In a geometric series, the common ratio, denoted as \( r \), plays a crucial role. It is the constant factor between any two consecutive terms of the series. Understanding the common ratio is essential because it helps determine the behavior of the series.
In the given series \( \sum_{n=0}^{\infty} \frac{(-1)^{n}}{2}\left(\frac{1}{3+\sin x}\right)^{n} \), the common ratio is identified by examining how each term is related to its predecessor. Here, the common ratio \( r \) is calculated as \( \frac{1}{3+\sin x} \).

• Start with the expression that changes with each term, which is the part of the series raised to the power \( n \).
• In this series, the sequence inside the parentheses raised to a power is \( \left(\frac{1}{3+\sin x}\right)^{n} \).
• The common ratio is, therefore, the expression \( \frac{1}{3+\sin x} \).

This ratio is fundamental in calculating further properties of the series, such as its sum.

The sum of an infinite geometric series can provide significant insights into the series' behavior. For a geometric series with a first term \( a \) and a common ratio \( r \), the sum \( S \) of the series is given by the formula:\[ S = \frac{a}{1-r} \]provided that the absolute value of the common ratio, \(|r|\), is less than 1.
In the exercise, the first term \( a \) is \( \frac{1}{2} \), and the common ratio was found to be \( \frac{1}{3+\sin x} \).

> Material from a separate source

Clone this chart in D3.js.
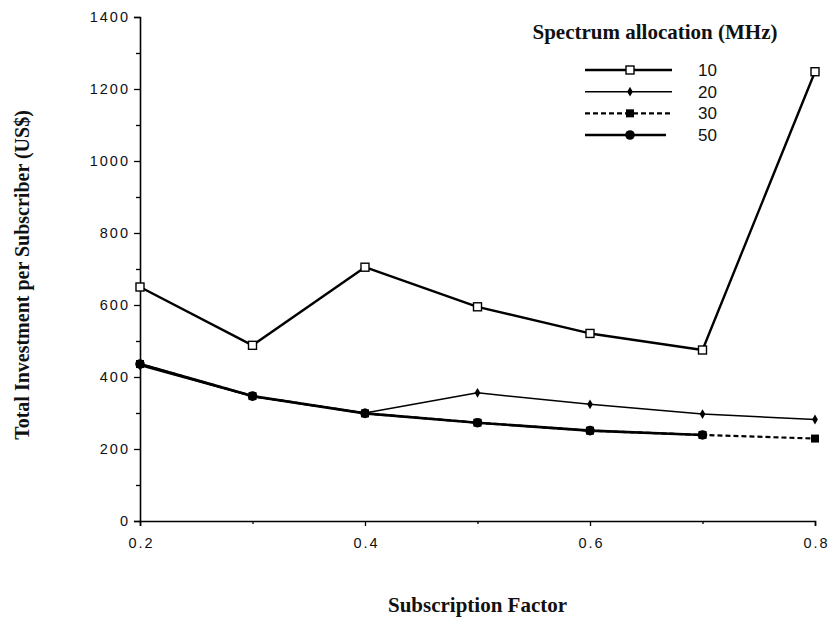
<!DOCTYPE html>
<html>
<head>
<meta charset="utf-8">
<script src="https://cdn.jsdelivr.net/npm/d3@7"></script>
<style>
  html, body { margin: 0; padding: 0; background: #fff; }
  svg { display: block; }
</style>
</head>
<body>
<svg id="chart" width="838" height="626"></svg>
<script>
// Subscription factor on the x axis
const factors = [0.2, 0.3, 0.4, 0.5, 0.6, 0.7, 0.8];

// Total investment per subscriber (US$) for each spectrum allocation
const mhz10 = [650, 488, 705, 595, 521, 475, 1248];
const mhz20 = [432, 346, 300, 356, 324, 297, 282];
const mhz30 = [436, 347, 299, 273, 251, 239, 229];
const mhz50 = [436, 347, 299, 273, 251, 239];

const seriesNames = ["10", "20", "30", "50"];
const xTickValues = [0.2, 0.4, 0.6, 0.8];
const yTickValues = [0, 200, 400, 600, 800, 1000, 1200, 1400];

const series = [
  { name: "10", values: mhz10, width: 2.4, dash: null, marker: "open-square" },
  { name: "20", values: mhz20, width: 1.5, dash: null, marker: "diamond" },
  { name: "30", values: mhz30, width: 2.2, dash: "5,3", marker: "filled-square" },
  { name: "50", values: mhz50, width: 2.6, dash: null, marker: "circle" }
];

const svg = d3.select("#chart");
const margin = { left: 140, right: 23, top: 17, bottom: 105 };
const W = 838, H = 626;

const x = d3.scaleLinear().domain([0.2, 0.8]).range([margin.left, W - margin.right]);
const y = d3.scaleLinear().domain([0, 1400]).range([H - margin.bottom, margin.top]);

const sans = "'Liberation Sans', Arial, sans-serif";
const serif = "'Liberation Serif', 'Times New Roman', serif";

// Y axis: major ticks every 200, minor ticks every 100
svg.append("g").attr("transform", `translate(${x(0.2)},0)`)
  .call(d3.axisLeft(y).tickValues(yTickValues).tickSize(6).tickPadding(4).tickFormat(d3.format("d")));
svg.append("g").attr("transform", `translate(${x(0.2)},0)`)
  .call(d3.axisLeft(y).tickValues(d3.range(100, 1400, 200)).tickSize(4).tickFormat(""))
  .call(g => g.select(".domain").remove());

// X axis: major ticks every 0.2, minor at 0.1 steps
svg.append("g").attr("transform", `translate(0,${y(0)})`)
  .call(d3.axisBottom(x).tickValues(xTickValues).tickSize(5).tickPadding(12).tickFormat(d3.format(".1f")));
svg.append("g").attr("transform", `translate(0,${y(0)})`)
  .call(d3.axisBottom(x).tickValues([0.3, 0.5, 0.7]).tickSize(3).tickFormat(""))
  .call(g => g.select(".domain").remove());

svg.selectAll(".domain").attr("stroke", "#000").attr("stroke-width", 1.6);
svg.selectAll(".tick line").attr("stroke", "#000").attr("stroke-width", 1.3);
svg.selectAll(".tick text").attr("font-family", sans).attr("font-size", 14.5).attr("fill", "#111")
  .attr("letter-spacing", "2px");
// shift x labels to compensate for trailing letter spacing
svg.selectAll("g .tick text").filter(function () { return this.getAttribute("dy") === "0.71em"; })
  .attr("dx", "1px");

// Axis titles
svg.append("text")
  .attr("x", (x(0.2) + x(0.8)) / 2).attr("y", 612)
  .attr("text-anchor", "middle")
  .attr("font-family", serif).attr("font-size", 21).attr("font-weight", "bold")
  .attr("fill", "#111")
  .text("Subscription Factor");

svg.append("text")
  .attr("transform", `translate(29,${(y(0) + y(1400)) / 2 + 6}) rotate(-90)`)
  .attr("text-anchor", "middle")
  .attr("font-family", serif).attr("font-size", 20).attr("font-weight", "bold")
  .attr("fill", "#111")
  .text("Total Investment per Subscriber (US$)");

// Marker drawing
function drawMarker(g, type, cx, cy) {
  if (type === "open-square") {
    g.append("rect").attr("x", cx - 4).attr("y", cy - 4).attr("width", 8).attr("height", 8)
      .attr("fill", "#fff").attr("stroke", "#000").attr("stroke-width", 1.4);
  } else if (type === "diamond") {
    g.append("path").attr("d", d3.symbol(d3.symbolDiamond, 28)())
      .attr("transform", `translate(${cx},${cy})`).attr("fill", "#000");
  } else if (type === "filled-square") {
    g.append("rect").attr("x", cx - 4).attr("y", cy - 4).attr("width", 8).attr("height", 8)
      .attr("fill", "#000");
  } else if (type === "circle") {
    g.append("circle").attr("cx", cx).attr("cy", cy).attr("r", 4.8).attr("fill", "#000");
  }
}

const line = d3.line().x((d, i) => x(factors[i])).y(d => y(d));

// Draw order so that overlapping lines keep the visible markers on top
const drawOrder = ["30", "20", "50", "10"];
drawOrder.forEach(name => {
  const s = series.find(d => d.name === name);
  const g = svg.append("g");
  g.append("path").datum(s.values)
    .attr("d", line)
    .attr("fill", "none").attr("stroke", "#000")
    .attr("stroke-width", s.width)
    .attr("stroke-dasharray", s.dash)
    .attr("stroke-linejoin", "round");
  s.values.forEach((v, i) => drawMarker(g, s.marker, x(factors[i]), y(v)));
});

// Legend
const legend = svg.append("g");
legend.append("text")
  .attr("x", 655).attr("y", 39).attr("text-anchor", "middle")
  .attr("font-family", serif).attr("font-size", 21).attr("font-weight", "bold")
  .attr("fill", "#111")
  .text("Spectrum allocation (MHz)");

const legendY = d3.scalePoint().domain(seriesNames).range([70, 135]);
series.forEach(s => {
  const ly = legendY(s.name);
  const x2 = s.name === "50" ? 666 : 672;
  legend.append("line").attr("x1", 585).attr("x2", x2).attr("y1", ly).attr("y2", ly)
    .attr("stroke", "#000").attr("stroke-width", s.width).attr("stroke-dasharray", s.dash);
  drawMarker(legend, s.marker, 630, ly);
  legend.append("text").attr("x", 698).attr("y", ly + 6)
    .attr("font-family", sans).attr("font-size", 17).attr("fill", "#111")
    .text(s.name);
});
</script>
</body>
</html>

Therefore, the sum of the series is calculated as follows:

• Using the sum formula: \( S = \frac{\frac{1}{2}}{1 - \frac{1}{3+\sin x}} \).
• This simplifies to: \( S = \frac{1}{2} \cdot \frac{3+\sin x}{2+\sin x} \).

This result is only valid if the series converges, which is determined by the next concept.

Convergence in a geometric series is crucial for understanding when a series can actually sum to a finite value. The condition for convergence is tied to the common ratio's absolute value. The series converges only if \( |r| < 1 \).
For the discussed series, with \( r = \frac{1}{3+\sin x} \), the convergence inequality becomes \( \left| \frac{1}{3+\sin x} \right| < 1 \).

• This inequality means the series will converge if the expression \( \frac{1}{3+\sin x} \) is between -1 and 1.
• Since \( \frac{1}{3+\sin x} > 0 \) when \( 3+\sin x > 0 \), we simplify the condition to focus on:
  \( 0 < \frac{1}{3+\sin x} < 1 \).
• This can further be simplified to \( 1 < 3+\sin x \), indicating \( \sin x > -2 \).

Since \( \sin x \) oscillates between -1 and 1 for all real \( x \), the condition \( -2 < \sin x \leq 1 \) is always satisfied. Thus, the series converges for all real numbers \( x \), ensuring the finite sum is valid.